- **Available data**:
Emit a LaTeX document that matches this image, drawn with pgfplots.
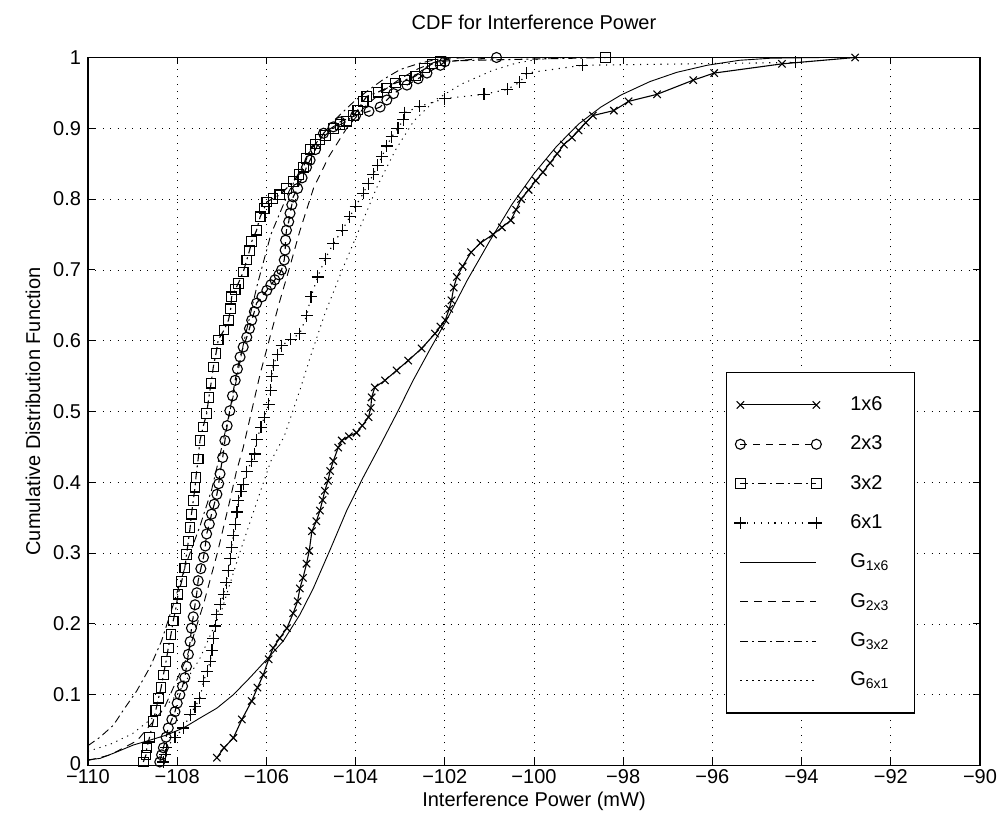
\documentclass[border=0pt]{standalone}
\usepackage{fontspec}
\setmainfont{Liberation Sans}
\usepackage{pgfplots}
\pgfplotsset{compat=1.18}
\begin{document}
\begin{tikzpicture}
\useasboundingbox (-44pt,-23.75pt) rectangle (455pt,382.75pt);
\begin{axis}[
  scale only axis, width=446pt, height=354pt,
  xmin=-110, xmax=-90, ymin=0, ymax=1,
  font=\fontsize{10}{12}\selectfont,
  xtick={-110,-108,...,-90},
  xticklabels={−110,−108,−106,−104,−102,−100,−98,−96,−94,−92,−90},
  ytick={0,0.1,...,1},
  yticklabels={\raisebox{2.4pt}{0},0.1,0.2,0.3,0.4,0.5,0.6,0.7,0.8,0.9,1},
  tick align=inside, xtick pos=both, ytick pos=both,
  major tick length=3.5pt,
  tick style={black, line width=0.5pt},
  axis line style={line width=0.6pt},
  grid=major,
  major grid style={black, line width=0.35pt, dash pattern=on 0.5pt off 3.2pt},
  xticklabel style={yshift=1.5pt},
  title={CDF for Interference Power},
  title style={at={(axis description cs:0.5,1)}, anchor=center, yshift=11.75pt},
  xlabel={Interference Power (mW)},
  xlabel style={at={(axis description cs:0.5,0)}, anchor=center, yshift=-17.8pt},
  ylabel={Cumulative Distribution Function},
  ylabel style={at={(axis description cs:-0.0617,0.5)}, anchor=center},
  every axis plot/.append style={line width=0.55pt, black},
  legend image code/.code={
    \draw[mark repeat=2,mark phase=1,#1] plot coordinates {(0pt,0pt) (19pt,0pt) (38pt,0pt)};
    \path[draw=none] (0pt,-4pt) rectangle (53pt,4pt);
  },
  legend cell align=left,
  legend style={at={(rel axis cs:0.715,0.556)}, anchor=north west, draw=black, line width=0.6pt,
    inner xsep=4pt, inner ysep=10pt, row sep=7.2pt,
    font=\fontsize{10}{12}\selectfont,
    text width=26pt},
]
% 1x6
\addplot[solid, mark=x, mark size=2.6pt, mark options={solid}] coordinates {
(-107.11,0.011) (-106.95,0.025) (-106.74,0.039) (-106.55,0.065) (-106.33,0.091) (-106.2,0.11)
(-106.07,0.128) (-105.95,0.15) (-105.85,0.166) (-105.7,0.18) (-105.54,0.194) (-105.4,0.215)
(-105.3,0.232) (-105.25,0.25) (-105.18,0.265) (-105.1,0.285) (-105.04,0.303) (-104.98,0.331)
(-104.88,0.345) (-104.8,0.36) (-104.74,0.375) (-104.69,0.388) (-104.62,0.402) (-104.57,0.416)
(-104.5,0.43) (-104.39,0.449) (-104.31,0.459) (-104.15,0.465) (-103.98,0.47) (-103.85,0.48)
(-103.71,0.492) (-103.66,0.505) (-103.64,0.52) (-103.57,0.534) (-103.34,0.544) (-103.08,0.558)
(-102.82,0.572) (-102.52,0.589) (-102.22,0.61) (-102.1,0.62) (-101.99,0.629) (-101.9,0.645)
(-101.85,0.657) (-101.8,0.675) (-101.73,0.69) (-101.6,0.705) (-101.41,0.725) (-101.2,0.738)
(-100.92,0.75) (-100.72,0.76) (-100.52,0.77) (-100.4,0.785) (-100.29,0.8) (-100.12,0.813)
(-99.96,0.826) (-99.8,0.838) (-99.64,0.851) (-99.48,0.864) (-99.33,0.877) (-99.15,0.887)
(-99.0,0.897) (-98.84,0.908) (-98.68,0.918) (-98.21,0.925) (-97.88,0.938) (-97.24,0.948)
(-96.43,0.968) (-95.96,0.978) (-94.44,0.991) (-92.8,1.0)
};
\addlegendentry{1x6}
% 2x3
\addplot[dash pattern=on 3.5pt off 3pt, mark=o, mark size=2.5pt, mark options={solid}] coordinates {
(-108.39,0.005) (-108.35,0.015) (-108.31,0.025) (-108.25,0.04) (-108.2,0.053) (-108.12,0.065)
(-108.05,0.076) (-108.0,0.088) (-107.94,0.1) (-107.88,0.112) (-107.83,0.124) (-107.79,0.14)
(-107.75,0.157) (-107.71,0.175) (-107.68,0.194) (-107.64,0.21) (-107.6,0.227) (-107.56,0.244)
(-107.53,0.261) (-107.47,0.278) (-107.41,0.294) (-107.37,0.31) (-107.34,0.327) (-107.28,0.341)
(-107.23,0.355) (-107.17,0.369) (-107.11,0.383) (-107.07,0.398) (-107.04,0.412) (-106.98,0.435)
(-106.93,0.459) (-106.88,0.48) (-106.82,0.501) (-106.76,0.522) (-106.7,0.544) (-106.65,0.56)
(-106.59,0.577) (-106.52,0.591) (-106.44,0.605) (-106.38,0.617) (-106.33,0.629) (-106.27,0.641)
(-106.22,0.653) (-106.1,0.662) (-105.99,0.671) (-105.9,0.679) (-105.81,0.686) (-105.72,0.693)
(-105.66,0.7) (-105.6,0.714) (-105.58,0.728) (-105.57,0.742) (-105.55,0.756) (-105.5,0.768)
(-105.47,0.78) (-105.43,0.792) (-105.4,0.803) (-105.3,0.815) (-105.2,0.83) (-105.1,0.845)
(-105.02,0.855) (-104.9,0.87) (-104.72,0.893) (-104.5,0.902) (-104.35,0.909) (-104.0,0.918)
(-103.7,0.924) (-103.45,0.93) (-103.3,0.94) (-103.15,0.949) (-102.85,0.961) (-102.6,0.97)
(-102.4,0.978) (-102.1,0.989) (-102.0,0.994) (-100.84,1.0)
};
\addlegendentry{2x3}
% 3x2
\addplot[dash pattern=on 4pt off 2pt on 1pt off 2pt, mark=square, mark size=2.4pt, mark options={solid}] coordinates {
(-108.76,0.005) (-108.7,0.015) (-108.68,0.025) (-108.62,0.04) (-108.54,0.062) (-108.48,0.078)
(-108.42,0.095) (-108.36,0.11) (-108.31,0.128) (-108.25,0.147) (-108.2,0.166) (-108.14,0.185)
(-108.09,0.204) (-108.03,0.222) (-107.98,0.242) (-107.9,0.26) (-107.83,0.279) (-107.79,0.298)
(-107.75,0.317) (-107.71,0.336) (-107.68,0.355) (-107.64,0.374) (-107.6,0.393) (-107.58,0.407)
(-107.53,0.433) (-107.49,0.459) (-107.42,0.478) (-107.34,0.497) (-107.29,0.52) (-107.24,0.54)
(-107.19,0.563) (-107.13,0.582) (-107.08,0.601) (-106.95,0.615) (-106.85,0.629) (-106.8,0.645)
(-106.78,0.662) (-106.7,0.672) (-106.63,0.681) (-106.52,0.697) (-106.44,0.714) (-106.38,0.727)
(-106.33,0.74) (-106.22,0.756) (-106.14,0.775) (-106.05,0.787) (-105.99,0.796) (-105.85,0.801)
(-105.7,0.806) (-105.55,0.815) (-105.4,0.825) (-105.27,0.835) (-105.17,0.845) (-105.1,0.857)
(-105.02,0.87) (-104.9,0.878) (-104.8,0.884) (-104.68,0.89) (-104.5,0.9) (-104.35,0.905)
(-104.2,0.91) (-104.05,0.918) (-103.95,0.926) (-103.83,0.938) (-103.75,0.945) (-103.5,0.951)
(-103.3,0.957) (-103.1,0.964) (-102.9,0.968) (-102.65,0.974) (-102.45,0.985) (-102.28,0.991)
(-102.1,0.995) (-98.4,1.0)
};
\addlegendentry{3x2}
% 6x1
\addplot[dash pattern=on 0.6pt off 2.8pt, mark=+, mark size=3pt, mark options={solid}] coordinates {
(-108.31,0.005) (-108.27,0.015) (-108.24,0.025) (-108.05,0.04) (-107.86,0.053) (-107.71,0.072)
(-107.6,0.083) (-107.49,0.095) (-107.41,0.119) (-107.33,0.133) (-107.26,0.147) (-107.22,0.163)
(-107.19,0.18) (-107.15,0.197) (-107.11,0.213) (-107.03,0.228) (-106.96,0.242) (-106.9,0.258)
(-106.85,0.275) (-106.81,0.292) (-106.78,0.308) (-106.74,0.325) (-106.7,0.341) (-106.66,0.358)
(-106.63,0.374) (-106.57,0.387) (-106.52,0.397) (-106.44,0.415) (-106.33,0.43) (-106.26,0.44)
(-106.22,0.46) (-106.12,0.478) (-106.05,0.492) (-105.95,0.51) (-105.9,0.53) (-105.88,0.55)
(-105.85,0.565) (-105.75,0.58) (-105.66,0.593) (-105.45,0.602) (-105.25,0.61) (-105.1,0.635)
(-105.0,0.662) (-104.85,0.69) (-104.68,0.716) (-104.5,0.737) (-104.3,0.756) (-104.13,0.775)
(-104.0,0.79) (-103.83,0.808) (-103.72,0.822) (-103.6,0.835) (-103.5,0.848) (-103.41,0.86)
(-103.3,0.875) (-103.19,0.888) (-103.05,0.9) (-102.93,0.912) (-102.9,0.922) (-102.56,0.931)
(-102.0,0.942) (-101.12,0.948) (-100.6,0.955) (-100.32,0.965) (-100.16,0.978) (-98.92,0.989)
(-94.13,0.993)
};
\addlegendentry{6x1}
% G1x6
\addplot[solid, no marks, line width=0.45pt] coordinates {
(-110,0.008) (-109.73,0.01) (-109.4,0.018) (-108.98,0.029) (-108.6,0.036) (-108.24,0.043)
(-107.86,0.053) (-107.49,0.067) (-107.11,0.081) (-106.74,0.1) (-106.37,0.124) (-105.99,0.15)
(-105.62,0.176) (-105.25,0.213) (-104.95,0.25) (-104.57,0.305) (-104.2,0.36) (-103.83,0.407)
(-103.45,0.452) (-103.08,0.497) (-102.71,0.544) (-102.33,0.588) (-101.96,0.629) (-101.5,0.685)
(-101,0.74) (-100.5,0.792) (-100,0.836) (-99.5,0.874) (-99,0.906) (-98.5,0.93) (-98.05,0.947)
(-97.4,0.966) (-96.8,0.979) (-96.12,0.989) (-95.4,0.996) (-94.69,0.999) (-93.5,1.0)
};
\addlegendentry{G\textsubscript{1x6}}
% G2x3
\addplot[dash pattern=on 4pt off 3pt, no marks, line width=0.45pt] coordinates {
(-110,0.007) (-109.5,0.015) (-108.9,0.035) (-108.3,0.08) (-107.8,0.15) (-107.4,0.23)
(-107.1,0.3) (-106.82,0.374) (-106.67,0.416) (-106.52,0.449) (-106.37,0.49) (-106.14,0.553)
(-105.92,0.605) (-105.7,0.656) (-105.45,0.71) (-105.25,0.755) (-104.94,0.816) (-104.6,0.86)
(-104.2,0.9) (-103.8,0.93) (-103.4,0.952) (-103.0,0.97) (-102.6,0.984) (-102.2,0.994)
(-101.8,0.999) (-101.3,1.0)
};
\addlegendentry{G\textsubscript{2x3}}
% G3x2
\addplot[dash pattern=on 4pt off 2pt on 1pt off 2pt, no marks, line width=0.45pt] coordinates {
(-110,0.028) (-109.73,0.04) (-109.43,0.057) (-109.21,0.078) (-108.91,0.105) (-108.6,0.14)
(-108.35,0.176) (-108.1,0.225) (-107.8,0.285) (-107.49,0.338) (-107.23,0.389) (-107.0,0.45)
(-106.75,0.52) (-106.5,0.6) (-106.2,0.68) (-105.9,0.75) (-105.5,0.81) (-105.0,0.87)
(-104.5,0.91) (-104.05,0.937) (-103.75,0.952) (-103.38,0.969) (-103.0,0.983) (-102.56,0.992)
(-102.2,0.997) (-101.8,1.0)
};
\addlegendentry{G\textsubscript{3x2}}
% G6x1
\addplot[dash pattern=on 0.6pt off 2.4pt, no marks, line width=0.45pt] coordinates {
(-110,0.02) (-109.5,0.03) (-109,0.045) (-108.5,0.07) (-108,0.1) (-107.5,0.15) (-107,0.22)
(-106.6,0.3) (-106.2,0.375) (-105.9,0.43) (-105.6,0.465) (-105.25,0.53) (-105.0,0.58)
(-104.69,0.638) (-104.3,0.7) (-103.9,0.76) (-103.5,0.82) (-103.1,0.87) (-102.7,0.91)
(-102.21,0.94) (-101.64,0.962) (-100.92,0.982) (-100.4,0.992) (-99.96,0.997) (-99.3,1.0)
};
\addlegendentry{G\textsubscript{6x1}}
\end{axis}
\end{tikzpicture}
\end{document}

- **Request**: What is the number of lines that contain "image"? Reply with that number alone.

- **Output below**: 2